U.S. Treasury yields rose slightly on Wednesday, but lingering concerns over U.S. trade relations kept investor sentiment in check.
Market-watchers have become increasingly jittery after President Donald Trump requested late Monday that the United States Trade Representative identify $200 billion worth of Chinese goods for additional tariffs, at a rate of 10 percent.
If China "refuses to change its practices" and insists on continuing with the new tariffs it recently declared on the U.S., then the additional levies would be imposed on the Asian nation, Trump said.
The additional tariffs come hot on the heels of levies announced by both nations last week.

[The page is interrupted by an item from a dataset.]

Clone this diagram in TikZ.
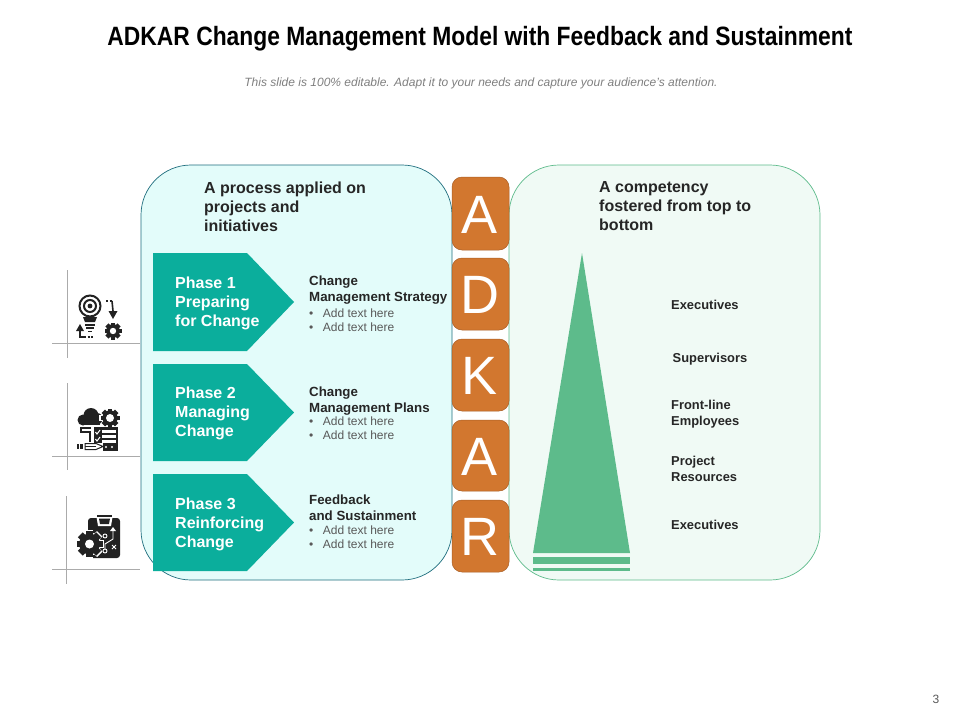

Like last week, Beijing has again pledged to retaliate against the U.S. Treasury yields fell on Tuesday as investors sought out safety from a decline in stocks.
On Wednesday, Federal Reserve Chair Jerome Powell said the case for the U.S. central bank to further tighten monetary policy was "strong."
"Earlier in the expansion, as the economy recovered, the need for highly accommodative monetary policy was clear," Powell said at a 2018 European Central Bank forum in Portugal. "But with unemployment low and expected to decline further, inflation close to our objective, and the risks to the outlook roughly balanced, the case for continued gradual increases in the federal funds rate is strong."
Powell made his remarks just a week after the Fed raised short-term interest rates by a quarter-percentage point.